If the galaxies are interacting, it's a pretty mild event. They don't seem to be affecting each other all that much. It's hard to say how close they really are to each other in space, even though from our point of view they appear to overlap. The galaxy to the south (to the lower right) is the one closer to us, though: The dust in its arms blocks light from the somewhat bigger galaxy to the north (upper left). So the southern galaxy must be in front.

However, there's a lot of evidence for some kind of interaction in the past. The southern galaxy has that loooong arm seen in silhouette extending across the northern galaxy, and actually emerges on the other side as a series of bluish clumps to the upper right, just outside the glowing edge of the northern galaxy (that arm extends for 40,000 light-years, a pretty decent distance). Those clumps are knots of star formation, gas clouds forming thousand of stars. The brightest are hot and blue, and they dominate the light we see there.

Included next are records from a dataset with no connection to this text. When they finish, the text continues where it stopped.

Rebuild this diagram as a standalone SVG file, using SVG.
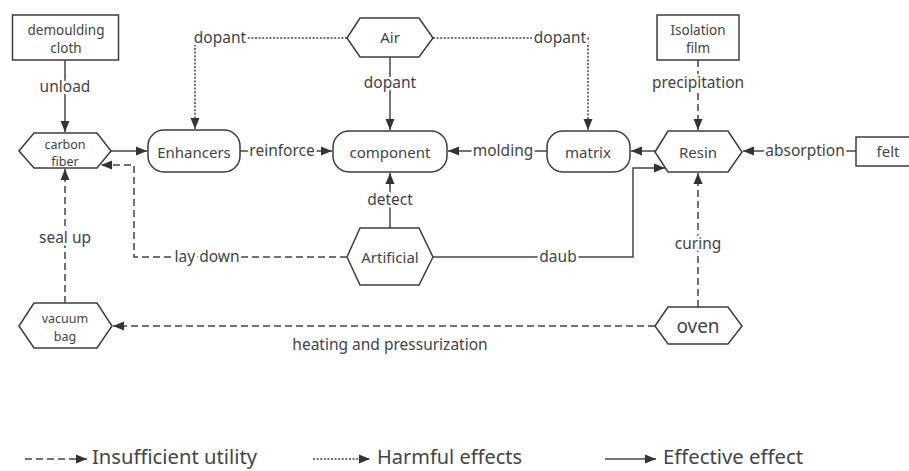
<svg xmlns="http://www.w3.org/2000/svg" width="909" height="471" viewBox="0 0 909 471">
<style>
.node{fill:#fff;stroke:#3a3d42;stroke-width:1.5}
text{font-family:"Noto Sans","Open Sans","DejaVu Sans",sans-serif;fill:#444;text-anchor:middle}
.nt{font-size:15px}
.sm{font-size:13.5px}
.hx{font-size:12.5px}
.lbl{font-size:15.5px;stroke:#fff;stroke-width:5;paint-order:stroke;stroke-linejoin:round}
.ln{fill:none;stroke:#444;stroke-width:1.5}
.dash{stroke-dasharray:7,4}
.dot{stroke-dasharray:2,1.6}
.arr{marker-end:url(#ah)}
.leg{font-size:19px;text-anchor:start}
</style>
<defs>
<marker id="ah" markerUnits="userSpaceOnUse" markerWidth="12" markerHeight="10" refX="11" refY="5" orient="auto">
<path d="M0,0.5 L11,5 L0,9.5 z" fill="#333"/>
</marker>
</defs>
<g id="connectors">
<path class="ln arr" d="M65,60 V132"/>
<path class="ln arr" d="M111,151 H147"/>
<path class="ln arr" d="M240,151 H332"/>
<path class="ln dot arr" d="M347,38 H195 V129"/>
<path class="ln dot arr" d="M433,38 H588 V130"/>
<path class="ln arr" d="M390,57 V130"/>
<path class="ln arr" d="M547,151 H448"/>
<path class="ln arr" d="M655,151 H631"/>
<path class="ln dash arr" d="M698,60 V130"/>
<path class="ln arr" d="M856,151 H743"/>
<path class="ln arr" d="M390,228 V173"/>
<path class="ln arr" d="M433,257 H633 V168 H665"/>
<path class="ln dash arr" d="M347,257 H134 V165 H101"/>
<path class="ln dash arr" d="M65,303 V169"/>
<path class="ln dash arr" d="M698,307 V173"/>
<path class="ln dash arr" d="M655,326 H113"/>
<text class="lbl" x="65" y="92">unload</text>
<text class="lbl" x="220" y="43">dopant</text>
<text class="lbl" x="390" y="88">dopant</text>
<text class="lbl" x="560" y="43">dopant</text>
<text class="lbl" x="698" y="88">precipitation</text>
<text class="lbl" x="282" y="156">reinforce</text>
<text class="lbl" x="503" y="156">molding</text>
<text class="lbl" x="805" y="156">absorption</text>
<text class="lbl" x="390" y="205">detect</text>
<text class="lbl" x="207" y="262">lay down</text>
<text class="lbl" x="558" y="262">daub</text>
<text class="lbl" x="65" y="243">seal up</text>
<text class="lbl" x="698" y="249">curing</text>
<text class="lbl" x="390" y="350">heating and pressurization</text>
</g>
<g id="demoulding-cloth">
<rect class="node" x="12.5" y="15" width="106" height="45"/>
<text class="sm" x="66" y="35">demoulding</text>
<text class="sm" x="66" y="53">cloth</text>
</g>
<g id="carbon-fiber">
<polygon class="node" points="19,151 34,133 97,133 111,151 97,168 34,168"/>
<text class="hx" x="65" y="148.5">carbon</text>
<text class="hx" x="65" y="165.5">fiber</text>
</g>
<g id="enhancers">
<rect class="node" x="148" y="130" width="92" height="42" rx="16" ry="16"/>
<text class="nt" x="194" y="158">Enhancers</text>
</g>
<g id="air">
<polygon class="node" points="347,38 360,18 419,18 433,38 419,57 360,57"/>
<text class="nt" x="390" y="43">Air</text>
</g>
<g id="component">
<rect class="node" x="333" y="131" width="114" height="41" rx="16" ry="16"/>
<text class="nt" x="390" y="158">component</text>
</g>
<g id="matrix">
<rect class="node" x="547" y="131" width="83" height="41" rx="16" ry="16"/>
<text class="nt" x="588" y="158">matrix</text>
</g>
<g id="resin">
<polygon class="node" points="655,152 668,131 728,131 742,152 728,172 668,172"/>
<text class="nt" x="698" y="158">Resin</text>
</g>
<g id="isolation-film">
<rect class="node" x="657" y="15" width="82" height="45"/>
<text class="sm" x="698" y="35">Isolation</text>
<text class="sm" x="698" y="53">film</text>
</g>
<g id="felt">
<rect class="node" x="856" y="137" width="66" height="29"/>
<text class="nt" x="888" y="157">felt</text>
</g>
<g id="artificial">
<polygon class="node" points="347,257 360,228 419,228 433,257 419,285 360,285"/>
<text class="nt" x="390" y="263">Artificial</text>
</g>
<g id="vacuum-bag">
<polygon class="node" points="19,326 34,303 97,303 112,326 97,348 34,348"/>
<text class="hx" x="65" y="322.5">vacuum</text>
<text class="hx" x="65" y="340.5">bag</text>
</g>
<g id="oven">
<polygon class="node" points="655,326 668,307 728,307 742,326 728,344 668,344"/>
<text x="698" y="333" style="font-size:19px">oven</text>
</g>
<g id="legend">
<path class="ln dash arr" d="M25,459 H87"/>
<text class="leg" x="92" y="464" textLength="165" lengthAdjust="spacingAndGlyphs">Insufficient utility</text>
<path class="ln dot arr" d="M313,459 H370"/>
<text class="leg" x="377" y="464" textLength="145" lengthAdjust="spacingAndGlyphs">Harmful effects</text>
<path class="ln arr" d="M605,459 H656"/>
<text class="leg" x="663" y="464" textLength="140" lengthAdjust="spacingAndGlyphs">Effective effect</text>
</g>
</svg>
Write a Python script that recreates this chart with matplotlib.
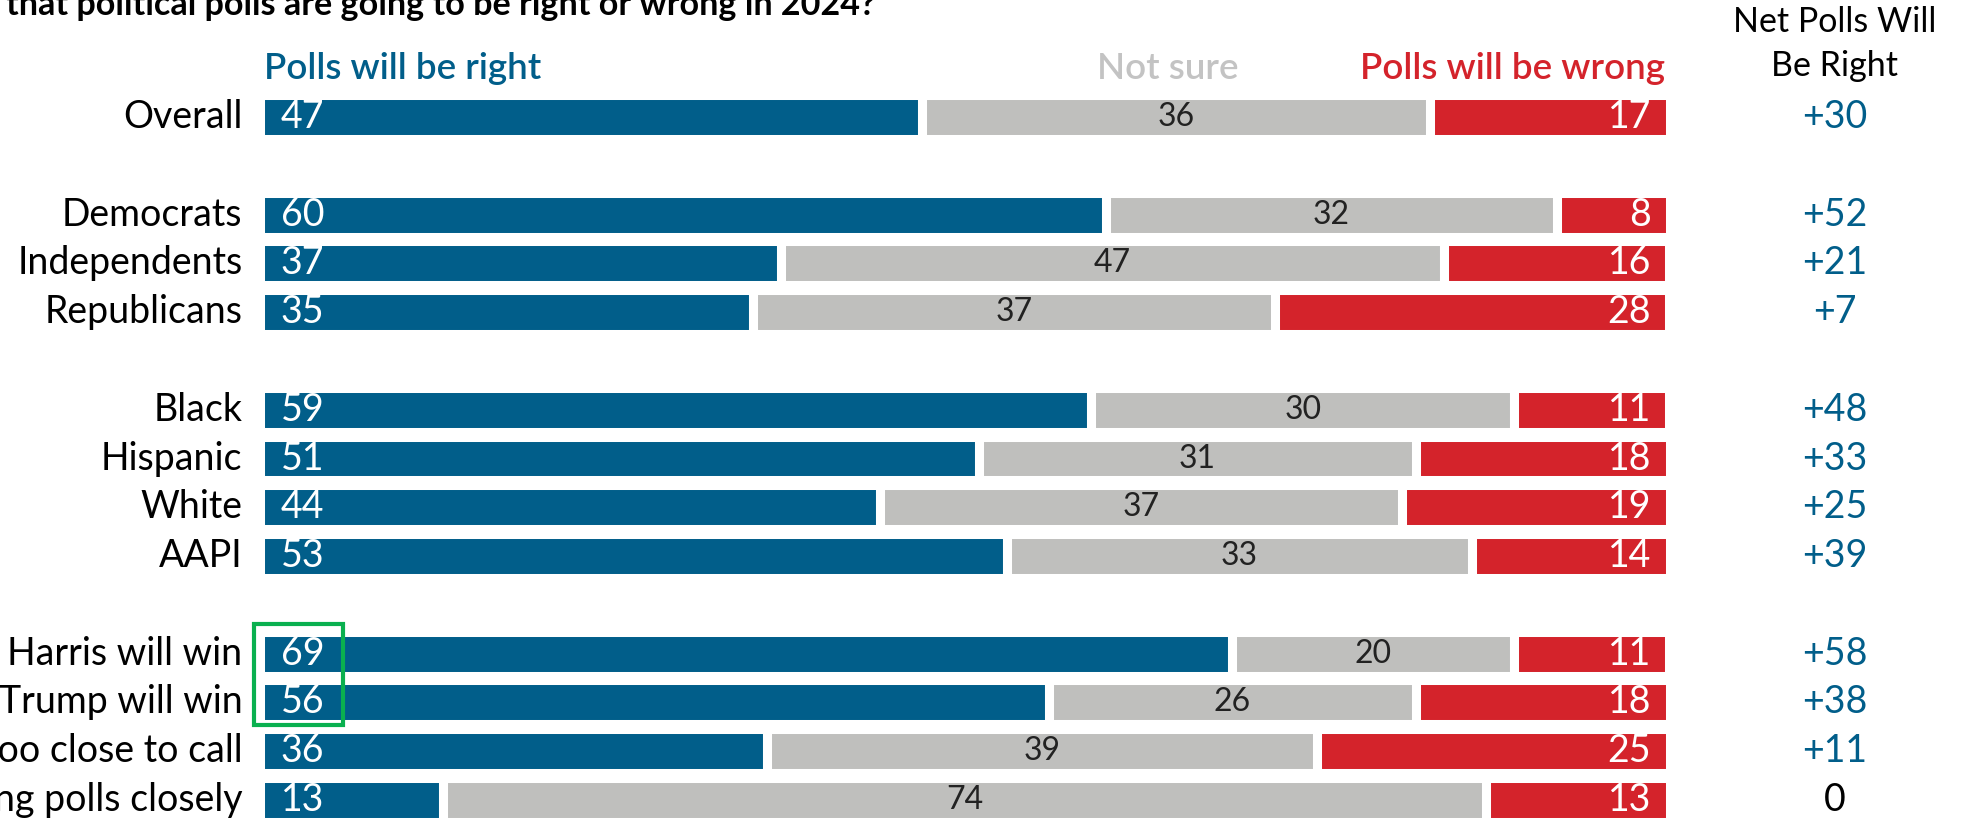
import matplotlib.pyplot as plt
from matplotlib.patches import Rectangle

plt.rcParams['font.family'] = ['Lato', 'DejaVu Sans']

groups = ['Overall',
          'Democrats', 'Independents', 'Republicans',
          'Black', 'Hispanic', 'White', 'AAPI',
          'Say Harris will win', 'Say Trump will win', 'Say too close to call',
          'Not following polls closely']
rows = [0, 2, 3, 4, 6, 7, 8, 9, 11, 12, 13, 14]
right = [47, 60, 37, 35, 59, 51, 44, 53, 69, 56, 36, 13]
unsure = [36, 32, 47, 37, 30, 31, 37, 33, 20, 26, 39, 74]
wrong = [17, 8, 16, 28, 11, 18, 19, 14, 11, 18, 25, 13]
net = ['+30', '+52', '+21', '+7', '+48', '+33', '+25', '+39', '+58', '+38', '+11', '0']

BLUE = '#015e8a'
GRAY = '#bfbfbd'
RED = '#d4232b'

W, H = 1970, 819
fig = plt.figure(figsize=(W / 100, H / 100), dpi=100)
ax = fig.add_axes([259.5 / W, 0, 1410 / W, 1])
ax.set_xlim(0, 100)
ax.set_ylim(14.39, -2.40)
ax.axis('off')

bh = 0.90
lw = 6.5
left2 = [a + b for a, b in zip(right, unsure)]
ax.barh(rows, right, height=bh, color=BLUE, edgecolor='white', linewidth=lw)
ax.barh(rows, unsure, left=right, height=bh, color=GRAY, edgecolor='white', linewidth=lw)
ax.barh(rows, wrong, left=left2, height=bh, color=RED, edgecolor='white', linewidth=lw)

fs = 27
for y, g, r, u, w, l2, n in zip(rows, groups, right, unsure, wrong, left2, net):
    ax.text(-1.2, y, g, ha='right', va='center', fontsize=27, color='black', clip_on=False)
    ax.text(1.5, y, str(r), ha='left', va='center', fontsize=fs, color='white')
    ax.text(r + u / 2, y, str(u), ha='center', va='center', fontsize=23, color='#222222')
    ax.text(98.7, y, str(w), ha='right', va='center', fontsize=fs, color='white')
    ax.text(111.7, y, n, ha='center', va='center', fontsize=27,
            color='black' if n == '0' else BLUE, clip_on=False)

hy = -1.0
ax.text(0.3, hy, 'Polls will be right', ha='left', va='center', fontsize=26.5,
        fontweight='semibold', color=BLUE)
ax.text(64.4, hy, 'Not sure', ha='center', va='center', fontsize=26.5,
        fontweight='semibold', color='#c3c3c3')
ax.text(99.7, hy, 'Polls will be wrong', ha='right', va='center', fontsize=26.5,
        fontweight='semibold', color=RED)
ax.text(111.7, -1.50, 'Net Polls Will\nBe Right', ha='center', va='center',
        fontsize=24.5, linespacing=1.45, color='black', clip_on=False)

ax.add_patch(Rectangle((-0.4, 10.39), 6.3, 2.07, fill=False,
                       edgecolor='#0ab04f', linewidth=3, clip_on=False))

fig.text(6 / W, 1 - 15 / H, 'that political polls are going to be right or wrong in 2024?',
         ha='left', va='baseline', fontsize=24.6, fontweight='bold', color='black')

fig.savefig('out.png', dpi=100)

A closer look at IRAS 06076-2139. The southern galaxy (lower right) has suffered at least one collision in the past; note the ring structure around the core, evidence a smaller galaxy plowed through it. Credit: ESA/Hubble & NASA

But there's more. Look at the center of the southern galaxy. The nucleus looks like just a fuzzy knot, but if you look more closely you'll see that surrounding the very small core is a ring of light. The astronomers looked at the shape and velocity of that ring and found it to be expanding, like a ripple growing from the spot in a pond where a rock was thrown in.

That's an apt analogy: It looks like the southern galaxy did indeed suffer a collision, but it was 140 million years ago with an entirely different galaxy!! A smaller dwarf galaxy plowed right through the center of it, and the gravity from that interaction carved out that ring, an expanding wave moving outward at 70 kilometers per second. These kinds of ring galaxies aren't common, but they are spectacular.

That long sweeping spiral arm from the southern galaxy is also likely from a past interaction as well, possibly different than the one that formed the ring, too. It looks like that galaxy has had an interesting past.

This pair was found in a survey of the sky taken by the Infrared Astronomical Satellite, which mapped the sky in 1983. It appears as a very bright splotch, meaning it was pouring out infrared light. In fact, this kind of galaxy is called a ULIRG, for Ultra-Luminous Infrared Galaxy. Usually they have a lot of dust — grains of rocky or sooty material generally made when stars age and die — which is very good at absorbing light. The dust then warms up and emits IR light. You need a lot of stars to make this much dust, so these galaxies tend to be churning out stars rapidly.

Looking at these galaxies in the Hubble image, though, they don't seem to be forming stars at a particularly high rate. However, it looks like a lot of the star formation is in the nuclei, where there's so much dust that it blocks our direct view of the stars there.

If your head is spinning a bit after all this, well, yeah. And I left out a lot of details! Sometimes you can just look at an image and some supplemental data and the picture becomes clear. But in this case you get subtlety on top of subtlety, and it can be hard to figure out just what's going on.

And what of these two galaxies? What does time have in store for them? Sometimes interacting galaxies do so in such a way that they eventually merge, becoming one bigger galaxy. Will that happen here?

The eventual fate of the galaxies is unclear, but there is one thing we do know: It's not with each other. They are screaming past each other at a velocity of at least 550 kilometers per second — 2 million kilometers per hour, fast enough to cross the diameter of our entire planet in 20 seconds. That's so fast that there's no chance they'll slow down. They'll just keep moving on.

Of course, galaxies are big, and even at their ridiculous speed, from our point of view it'll take 50 million or so years for these two to pass each other. That's a long time for humans, but a fleeting moment in the lifespan of galaxies. I'm glad we caught these two while we could.